Tout le monde, y compris ceux qui sont réfractaires au genre, possède sa définition personnelle du rock progressif. Mais l'un de ses charmes sur lequel tout le monde s'accorde est sa capacité à nous faire voyager. Le militant George Pinilla, célèbre pour son magasin dédié au genre, a baptisé son nouveau projet d'un nom d'artiste évocateur, Gepetto, pour nous convier à une heure de voyage des cieux aux étoiles.
George Pinilla est un mordu de progressif, et un auditeur averti saura trouver les références qui émergent à l'écoute de cet album. Les relever serait trop fastidieux et nous détournerait de la musique, une musique symphonique, qui nous offre des plages d'apaisement mais qui ne rechigne pas à tâter des tempêtes avec la bénédiction de la guitare. Sa présence acoustique sur l'introduction de 'Tu' permet de lancer une mélodie sur laquelle George Pinilla lui-même pose sa voix sensible dans la langue ibère (rappelant au passage les racines du monsieur), tout entouré des claviers. La guitare se fait ensuite électrique et le calme originel se retrouve au bout du chemin. Les guitares jouent le même rôle sur 'Lady' : c'est cette fois-ci le claviériste qui se charge du chant, dans la pure tradition de Brainstorm.

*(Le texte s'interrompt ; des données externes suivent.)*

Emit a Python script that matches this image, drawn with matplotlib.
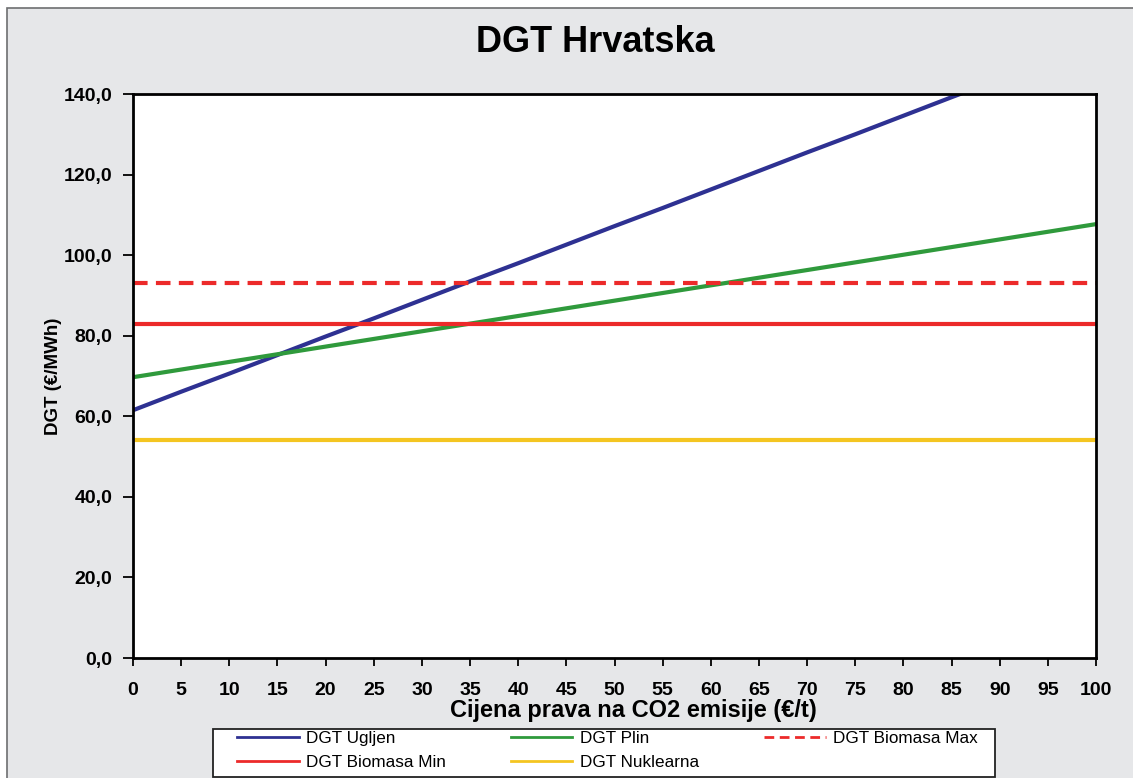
import matplotlib
matplotlib.use("Agg")
import matplotlib.pyplot as plt
from matplotlib.patches import Rectangle
from matplotlib.ticker import FuncFormatter

# ******************************************************************************
# Data
# ******************************************************************************
co2_price = [0, 5, 10, 15, 20, 25, 30, 35, 40, 45, 50,
             55, 60, 65, 70, 75, 80, 85, 90, 95, 100]
dgt_ugljen = [61.5, 66.1, 70.6, 75.2, 79.8, 84.3, 88.9, 93.5, 98.0, 102.6, 107.2,
              111.7, 116.3, 120.9, 125.5, 130.0, 134.6, 139.2, 143.7, 148.3, 152.9]
dgt_plin = [69.7, 71.6, 73.5, 75.4, 77.3, 79.2, 81.1, 83.0, 84.9, 86.8, 88.7,
            90.6, 92.5, 94.4, 96.3, 98.2, 100.1, 102.0, 103.9, 105.8, 107.7]
dgt_biomasa_max = 93.0
dgt_biomasa_min = 83.0
dgt_nuklearna = 54.0

x_ticks = list(range(0, 105, 5))
y_ticks = [0, 20, 40, 60, 80, 100, 120, 140]

# ******************************************************************************
# Figure
# ******************************************************************************
plt.rcParams['font.family'] = ['Liberation Sans', 'DejaVu Sans']

W, H = 1133, 778
fig = plt.figure(figsize=(W / 100, H / 100), dpi=100)
fig.patch.set_facecolor('white')
# grey chart area with a thin border on the left/top
bg = Rectangle((7 / W, -0.05), 1.1, (H - 8) / H + 0.05,
               transform=fig.transFigure, facecolor='#e6e7e9',
               edgecolor='#6d6e70', linewidth=1.2, zorder=-10)
fig.add_artist(bg)

ax = fig.add_axes([133 / W, 120 / H, 963 / W, 564 / H])
ax.set_zorder(1)
ax.set_facecolor('white')

lw = 3.0
l_ug, = ax.plot(co2_price, dgt_ugljen, color='#2e3192', lw=lw, label='DGT Ugljen')
l_pl, = ax.plot(co2_price, dgt_plin, color='#2f9a3c', lw=lw, label='DGT Plin')
l_bmax, = ax.plot([co2_price[0], co2_price[-1]], [dgt_biomasa_max] * 2, color='#ec2a2a',
                  lw=lw, ls=(0, (3.5, 2)), label='DGT Biomasa Max')
l_bmin, = ax.plot([co2_price[0], co2_price[-1]], [dgt_biomasa_min] * 2, color='#ec2a2a',
                  lw=lw, label='DGT Biomasa Min')
l_nuk, = ax.plot([co2_price[0], co2_price[-1]], [dgt_nuklearna] * 2, color='#f4c521',
                 lw=lw, label='DGT Nuklearna')

ax.set_xlim(0, 100)
ax.set_ylim(0, 140)
ax.set_xticks(x_ticks)
ax.set_yticks(y_ticks)
ax.yaxis.set_major_formatter(FuncFormatter(lambda v, p: f"{v:.1f}".replace('.', ',')))
ax.tick_params(direction='out', width=1.3, labelsize=14)
ax.tick_params(axis='x', length=5.5, pad=12)
ax.tick_params(axis='y', length=7, pad=8)
for lab in ax.get_xticklabels() + ax.get_yticklabels():
    lab.set_fontweight('bold')
for s in ax.spines.values():
    s.set_linewidth(2)
    s.set_color('black')

fig.text(595 / W, 1 - 43 / H, 'DGT Hrvatska', fontsize=26, fontweight='bold',
         ha='center', va='center')
ax.set_xlabel('Cijena prava na CO2 emisije (€/t)', fontsize=17, fontweight='bold', labelpad=0)
ax.xaxis.label.set_x((633 - 133) / 963)
ax.set_ylabel('DGT (€/MWh)', fontsize=13.5, fontweight='bold', labelpad=1)

# legend frame drawn separately so its padding matches
frame = Rectangle((213 / W, 1 - 777 / H), 782 / W, 48 / H, transform=fig.transFigure,
                  facecolor='white', edgecolor='#222222', linewidth=1.3, zorder=2)
fig.add_artist(frame)

# order so the legend reads row by row
handles = [l_ug, l_bmin, l_pl, l_nuk, l_bmax]
leg = fig.legend(handles=handles, labels=[h.get_label() for h in handles],
                 ncol=3, loc='upper left', bbox_to_anchor=(237 / W, 1 - 731 / H),
                 fontsize=12.3, frameon=False, borderpad=0, borderaxespad=0,
                 handlelength=3.6, columnspacing=3.8, handletextpad=0.45,
                 labelspacing=0.5)
leg.set_zorder(3)
for h in leg.legend_handles:
    h.set_linewidth(2)

fig.savefig('out.png', dpi=100)
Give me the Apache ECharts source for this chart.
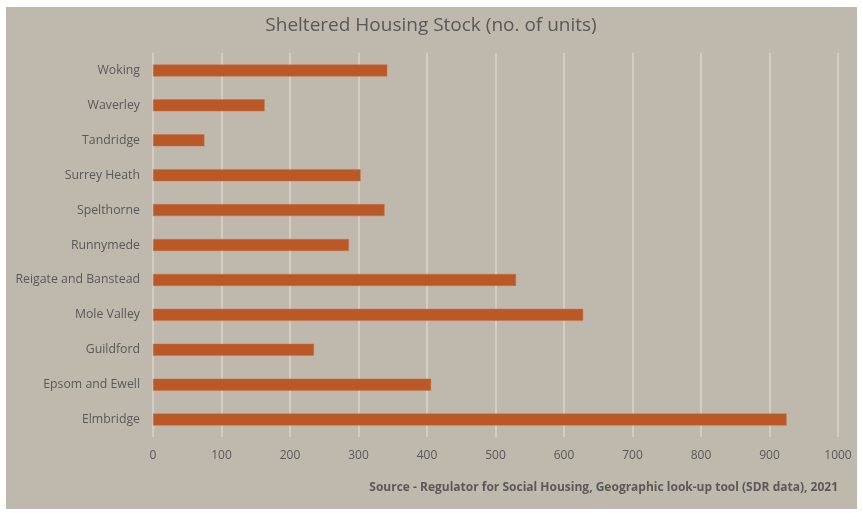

Mais c'est avec 'Sol' à nouveau chanté en espagnol que le groupe nous offre une chaleur progressive. Avec ses ruptures de rythme, son mellotron et ses soli de guitare à répétition (dont l'un débouche sur un flamenco !), Gepetto réussit à faire aussi bien que ses aînés et remporte son défi haut la main (avec malgré tout pour bémol, son chant fade).
Malheureusement, à trop vouloir aimer ses modèles, le groupe peine à trouver une véritable continuité, voire une identité solide. Malgré un titre accrocheur, 'Photographs Of Stars' accuse le coup. Avec son chant introductif ressemblant au 'Forever Young' d'Alphaville, le morceau peine à décoller et lorsque la décision de partir est prise, l'auditeur roupille déjà. Certains morceaux ressemblent un peu trop à leurs modèles (l'anecdotique 'Always' malgré son atmosphère pesante, mais avec un chant manquant de panache), l'absence d'un chanteur fixe et l'utilisation de trois langues séduisent sur le papier mais peinent à emporter l'adhésion. Enfin, la longueur de l'album empêche l'auditeur d'entrer en osmose et certains passages auraient très bien être écourtés (le retour à la partie calme sur 'Tu', 'Always'), et le chant féminin sur l'ultime piste ne convainc pas en guise de conclusion.
Gepetto a donné naissance à un album pétri de rock progressif. Le groupe réussit à faire une synthèse parfaite du progressif en accumulant tous les ingrédients qui le composent. Mais l'ensemble manque d'harmonie et donne moins l'impression d'entendre un travail personnel qu'un album d'hommage au progressif.